(Records excerpted from a collection)
####################

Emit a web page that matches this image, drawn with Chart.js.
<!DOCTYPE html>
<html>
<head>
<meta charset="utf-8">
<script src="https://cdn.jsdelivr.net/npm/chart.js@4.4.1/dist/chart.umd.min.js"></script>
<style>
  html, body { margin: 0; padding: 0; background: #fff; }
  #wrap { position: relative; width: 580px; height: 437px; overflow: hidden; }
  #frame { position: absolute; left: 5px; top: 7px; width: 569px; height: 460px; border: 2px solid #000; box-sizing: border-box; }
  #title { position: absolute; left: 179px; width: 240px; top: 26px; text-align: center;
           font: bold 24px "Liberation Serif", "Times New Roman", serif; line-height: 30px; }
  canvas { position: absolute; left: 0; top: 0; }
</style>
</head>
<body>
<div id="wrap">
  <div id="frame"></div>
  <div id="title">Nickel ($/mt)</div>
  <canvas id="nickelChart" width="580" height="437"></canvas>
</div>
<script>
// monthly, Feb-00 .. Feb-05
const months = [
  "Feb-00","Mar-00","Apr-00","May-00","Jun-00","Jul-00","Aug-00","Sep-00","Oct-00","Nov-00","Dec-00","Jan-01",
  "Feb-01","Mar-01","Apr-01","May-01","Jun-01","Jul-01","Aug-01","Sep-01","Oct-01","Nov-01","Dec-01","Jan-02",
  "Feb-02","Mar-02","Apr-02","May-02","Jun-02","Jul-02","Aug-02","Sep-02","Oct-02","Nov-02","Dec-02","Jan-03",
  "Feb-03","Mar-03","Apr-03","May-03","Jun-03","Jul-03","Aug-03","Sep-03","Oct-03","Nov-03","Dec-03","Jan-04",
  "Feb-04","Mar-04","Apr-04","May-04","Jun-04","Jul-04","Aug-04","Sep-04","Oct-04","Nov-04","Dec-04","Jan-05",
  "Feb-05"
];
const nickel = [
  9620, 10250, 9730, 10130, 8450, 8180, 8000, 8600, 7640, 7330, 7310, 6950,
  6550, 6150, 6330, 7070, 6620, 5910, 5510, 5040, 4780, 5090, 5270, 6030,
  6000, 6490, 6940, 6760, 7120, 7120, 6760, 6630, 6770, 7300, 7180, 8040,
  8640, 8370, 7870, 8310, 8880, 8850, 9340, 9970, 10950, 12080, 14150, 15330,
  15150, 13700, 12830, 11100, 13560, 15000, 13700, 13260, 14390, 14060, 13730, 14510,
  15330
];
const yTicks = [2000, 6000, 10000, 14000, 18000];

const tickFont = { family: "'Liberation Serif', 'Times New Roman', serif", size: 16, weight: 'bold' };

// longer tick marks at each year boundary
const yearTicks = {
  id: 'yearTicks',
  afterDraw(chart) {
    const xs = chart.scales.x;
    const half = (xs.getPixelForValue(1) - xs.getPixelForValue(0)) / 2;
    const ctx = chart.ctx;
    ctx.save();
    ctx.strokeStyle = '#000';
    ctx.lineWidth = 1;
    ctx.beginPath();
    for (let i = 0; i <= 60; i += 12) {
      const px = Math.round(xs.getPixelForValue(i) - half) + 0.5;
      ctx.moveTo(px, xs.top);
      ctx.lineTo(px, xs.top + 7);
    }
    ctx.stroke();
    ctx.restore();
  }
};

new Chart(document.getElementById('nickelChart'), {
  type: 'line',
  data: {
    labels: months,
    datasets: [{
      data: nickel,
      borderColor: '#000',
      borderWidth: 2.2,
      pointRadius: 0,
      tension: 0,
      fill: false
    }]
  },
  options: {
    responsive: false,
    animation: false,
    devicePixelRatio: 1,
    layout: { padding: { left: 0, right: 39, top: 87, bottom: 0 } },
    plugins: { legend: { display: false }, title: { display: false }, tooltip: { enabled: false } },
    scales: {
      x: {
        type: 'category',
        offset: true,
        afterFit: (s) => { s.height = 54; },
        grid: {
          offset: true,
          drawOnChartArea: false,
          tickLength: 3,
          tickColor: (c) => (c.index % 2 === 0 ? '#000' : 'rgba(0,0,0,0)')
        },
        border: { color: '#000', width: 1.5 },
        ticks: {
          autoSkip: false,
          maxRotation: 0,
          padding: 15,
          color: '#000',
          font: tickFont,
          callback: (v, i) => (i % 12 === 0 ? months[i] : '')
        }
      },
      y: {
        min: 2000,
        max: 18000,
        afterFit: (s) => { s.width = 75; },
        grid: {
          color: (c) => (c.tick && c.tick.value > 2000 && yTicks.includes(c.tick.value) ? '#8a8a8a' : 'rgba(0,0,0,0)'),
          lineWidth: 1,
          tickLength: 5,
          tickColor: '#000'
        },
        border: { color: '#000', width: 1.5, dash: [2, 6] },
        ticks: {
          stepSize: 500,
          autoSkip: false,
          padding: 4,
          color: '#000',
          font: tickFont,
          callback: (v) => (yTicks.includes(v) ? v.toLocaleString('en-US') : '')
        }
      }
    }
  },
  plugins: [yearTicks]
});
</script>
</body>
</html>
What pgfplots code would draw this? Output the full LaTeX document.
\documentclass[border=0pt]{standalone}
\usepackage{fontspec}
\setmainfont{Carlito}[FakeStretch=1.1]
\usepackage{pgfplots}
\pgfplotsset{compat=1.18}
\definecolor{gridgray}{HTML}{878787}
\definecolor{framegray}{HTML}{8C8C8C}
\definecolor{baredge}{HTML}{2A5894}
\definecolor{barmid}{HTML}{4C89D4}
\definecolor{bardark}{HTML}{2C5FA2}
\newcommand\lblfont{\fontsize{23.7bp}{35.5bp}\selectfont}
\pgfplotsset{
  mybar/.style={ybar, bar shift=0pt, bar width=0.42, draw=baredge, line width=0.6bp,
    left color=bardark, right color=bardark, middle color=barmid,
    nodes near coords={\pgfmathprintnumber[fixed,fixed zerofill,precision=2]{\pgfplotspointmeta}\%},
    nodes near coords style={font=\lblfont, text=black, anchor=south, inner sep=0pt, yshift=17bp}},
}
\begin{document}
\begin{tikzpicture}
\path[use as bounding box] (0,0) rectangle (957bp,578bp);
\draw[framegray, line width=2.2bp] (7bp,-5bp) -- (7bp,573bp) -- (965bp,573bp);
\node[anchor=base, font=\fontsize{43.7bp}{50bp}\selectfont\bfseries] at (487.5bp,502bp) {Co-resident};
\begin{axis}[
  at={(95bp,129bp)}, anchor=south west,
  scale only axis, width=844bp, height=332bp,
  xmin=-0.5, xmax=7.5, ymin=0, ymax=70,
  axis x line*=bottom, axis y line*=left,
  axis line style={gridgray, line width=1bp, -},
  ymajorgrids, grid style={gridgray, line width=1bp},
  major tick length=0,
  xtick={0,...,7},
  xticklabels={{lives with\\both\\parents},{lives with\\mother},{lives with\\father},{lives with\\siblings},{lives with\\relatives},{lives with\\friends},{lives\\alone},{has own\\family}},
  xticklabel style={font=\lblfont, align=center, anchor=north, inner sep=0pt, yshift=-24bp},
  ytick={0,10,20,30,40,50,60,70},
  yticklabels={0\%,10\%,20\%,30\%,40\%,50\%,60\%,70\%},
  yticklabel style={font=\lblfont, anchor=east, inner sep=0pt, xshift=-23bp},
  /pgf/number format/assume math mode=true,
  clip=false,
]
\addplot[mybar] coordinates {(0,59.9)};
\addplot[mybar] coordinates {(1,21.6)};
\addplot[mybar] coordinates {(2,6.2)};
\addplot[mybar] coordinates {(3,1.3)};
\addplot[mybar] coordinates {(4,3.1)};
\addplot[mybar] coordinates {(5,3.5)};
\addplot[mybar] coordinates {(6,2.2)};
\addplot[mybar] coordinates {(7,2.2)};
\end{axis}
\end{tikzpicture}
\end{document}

####################

# Brief
Copy out the full material exactly as it appears.

# Result for this exercise
Emit a web page that matches this image, drawn with Chart.js.
<!DOCTYPE html>
<html>
<head>
<meta charset="utf-8">
<script src="https://cdn.jsdelivr.net/npm/chart.js@4.4.1/dist/chart.umd.min.js"></script>
<style>
  html, body { margin: 0; padding: 0; background: #fff; }
  #wrap { position: relative; width: 580px; height: 437px; overflow: hidden; }
  #frame { position: absolute; left: 5px; top: 7px; width: 569px; height: 460px; border: 2px solid #000; box-sizing: border-box; }
  #title { position: absolute; left: 179px; width: 240px; top: 26px; text-align: center;
           font: bold 24px "Liberation Serif", "Times New Roman", serif; line-height: 30px; }
  canvas { position: absolute; left: 0; top: 0; }
</style>
</head>
<body>
<div id="wrap">
  <div id="frame"></div>
  <div id="title">Nickel ($/mt)</div>
  <canvas id="nickelChart" width="580" height="437"></canvas>
</div>
<script>
// monthly, Feb-00 .. Feb-05
const months = [
  "Feb-00","Mar-00","Apr-00","May-00","Jun-00","Jul-00","Aug-00","Sep-00","Oct-00","Nov-00","Dec-00","Jan-01",
  "Feb-01","Mar-01","Apr-01","May-01","Jun-01","Jul-01","Aug-01","Sep-01","Oct-01","Nov-01","Dec-01","Jan-02",
  "Feb-02","Mar-02","Apr-02","May-02","Jun-02","Jul-02","Aug-02","Sep-02","Oct-02","Nov-02","Dec-02","Jan-03",
  "Feb-03","Mar-03","Apr-03","May-03","Jun-03","Jul-03","Aug-03","Sep-03","Oct-03","Nov-03","Dec-03","Jan-04",
  "Feb-04","Mar-04","Apr-04","May-04","Jun-04","Jul-04","Aug-04","Sep-04","Oct-04","Nov-04","Dec-04","Jan-05",
  "Feb-05"
];
const nickel = [
  9620, 10250, 9730, 10130, 8450, 8180, 8000, 8600, 7640, 7330, 7310, 6950,
  6550, 6150, 6330, 7070, 6620, 5910, 5510, 5040, 4780, 5090, 5270, 6030,
  6000, 6490, 6940, 6760, 7120, 7120, 6760, 6630, 6770, 7300, 7180, 8040,
  8640, 8370, 7870, 8310, 8880, 8850, 9340, 9970, 10950, 12080, 14150, 15330,
  15150, 13700, 12830, 11100, 13560, 15000, 13700, 13260, 14390, 14060, 13730, 14510,
  15330
];
const yTicks = [2000, 6000, 10000, 14000, 18000];

const tickFont = { family: "'Liberation Serif', 'Times New Roman', serif", size: 16, weight: 'bold' };

// longer tick marks at each year boundary
const yearTicks = {
  id: 'yearTicks',
  afterDraw(chart) {
    const xs = chart.scales.x;
    const half = (xs.getPixelForValue(1) - xs.getPixelForValue(0)) / 2;
    const ctx = chart.ctx;
    ctx.save();
    ctx.strokeStyle = '#000';
    ctx.lineWidth = 1;
    ctx.beginPath();
    for (let i = 0; i <= 60; i += 12) {
      const px = Math.round(xs.getPixelForValue(i) - half) + 0.5;
      ctx.moveTo(px, xs.top);
      ctx.lineTo(px, xs.top + 7);
    }
    ctx.stroke();
    ctx.restore();
  }
};

new Chart(document.getElementById('nickelChart'), {
  type: 'line',
  data: {
    labels: months,
    datasets: [{
      data: nickel,
      borderColor: '#000',
      borderWidth: 2.2,
      pointRadius: 0,
      tension: 0,
      fill: false
    }]
  },
  options: {
    responsive: false,
    animation: false,
    devicePixelRatio: 1,
    layout: { padding: { left: 0, right: 39, top: 87, bottom: 0 } },
    plugins: { legend: { display: false }, title: { display: false }, tooltip: { enabled: false } },
    scales: {
      x: {
        type: 'category',
        offset: true,
        afterFit: (s) => { s.height = 54; },
        grid: {
          offset: true,
          drawOnChartArea: false,
          tickLength: 3,
          tickColor: (c) => (c.index % 2 === 0 ? '#000' : 'rgba(0,0,0,0)')
        },
        border: { color: '#000', width: 1.5 },
        ticks: {
          autoSkip: false,
          maxRotation: 0,
          padding: 15,
          color: '#000',
          font: tickFont,
          callback: (v, i) => (i % 12 === 0 ? months[i] : '')
        }
      },
      y: {
        min: 2000,
        max: 18000,
        afterFit: (s) => { s.width = 75; },
        grid: {
          color: (c) => (c.tick && c.tick.value > 2000 && yTicks.includes(c.tick.value) ? '#8a8a8a' : 'rgba(0,0,0,0)'),
          lineWidth: 1,
          tickLength: 5,
          tickColor: '#000'
        },
        border: { color: '#000', width: 1.5, dash: [2, 6] },
        ticks: {
          stepSize: 500,
          autoSkip: false,
          padding: 4,
          color: '#000',
          font: tickFont,
          callback: (v) => (yTicks.includes(v) ? v.toLocaleString('en-US') : '')
        }
      }
    }
  },
  plugins: [yearTicks]
});
</script>
</body>
</html>
What pgfplots code would draw this? Output the full LaTeX document.
\documentclass[border=0pt]{standalone}
\usepackage{fontspec}
\setmainfont{Carlito}[FakeStretch=1.1]
\usepackage{pgfplots}
\pgfplotsset{compat=1.18}
\definecolor{gridgray}{HTML}{878787}
\definecolor{framegray}{HTML}{8C8C8C}
\definecolor{baredge}{HTML}{2A5894}
\definecolor{barmid}{HTML}{4C89D4}
\definecolor{bardark}{HTML}{2C5FA2}
\newcommand\lblfont{\fontsize{23.7bp}{35.5bp}\selectfont}
\pgfplotsset{
  mybar/.style={ybar, bar shift=0pt, bar width=0.42, draw=baredge, line width=0.6bp,
    left color=bardark, right color=bardark, middle color=barmid,
    nodes near coords={\pgfmathprintnumber[fixed,fixed zerofill,precision=2]{\pgfplotspointmeta}\%},
    nodes near coords style={font=\lblfont, text=black, anchor=south, inner sep=0pt, yshift=17bp}},
}
\begin{document}
\begin{tikzpicture}
\path[use as bounding box] (0,0) rectangle (957bp,578bp);
\draw[framegray, line width=2.2bp] (7bp,-5bp) -- (7bp,573bp) -- (965bp,573bp);
\node[anchor=base, font=\fontsize{43.7bp}{50bp}\selectfont\bfseries] at (487.5bp,502bp) {Co-resident};
\begin{axis}[
  at={(95bp,129bp)}, anchor=south west,
  scale only axis, width=844bp, height=332bp,
  xmin=-0.5, xmax=7.5, ymin=0, ymax=70,
  axis x line*=bottom, axis y line*=left,
  axis line style={gridgray, line width=1bp, -},
  ymajorgrids, grid style={gridgray, line width=1bp},
  major tick length=0,
  xtick={0,...,7},
  xticklabels={{lives with\\both\\parents},{lives with\\mother},{lives with\\father},{lives with\\siblings},{lives with\\relatives},{lives with\\friends},{lives\\alone},{has own\\family}},
  xticklabel style={font=\lblfont, align=center, anchor=north, inner sep=0pt, yshift=-24bp},
  ytick={0,10,20,30,40,50,60,70},
  yticklabels={0\%,10\%,20\%,30\%,40\%,50\%,60\%,70\%},
  yticklabel style={font=\lblfont, anchor=east, inner sep=0pt, xshift=-23bp},
  /pgf/number format/assume math mode=true,
  clip=false,
]
\addplot[mybar] coordinates {(0,59.9)};
\addplot[mybar] coordinates {(1,21.6)};
\addplot[mybar] coordinates {(2,6.2)};
\addplot[mybar] coordinates {(3,1.3)};
\addplot[mybar] coordinates {(4,3.1)};
\addplot[mybar] coordinates {(5,3.5)};
\addplot[mybar] coordinates {(6,2.2)};
\addplot[mybar] coordinates {(7,2.2)};
\end{axis}
\end{tikzpicture}
\end{document}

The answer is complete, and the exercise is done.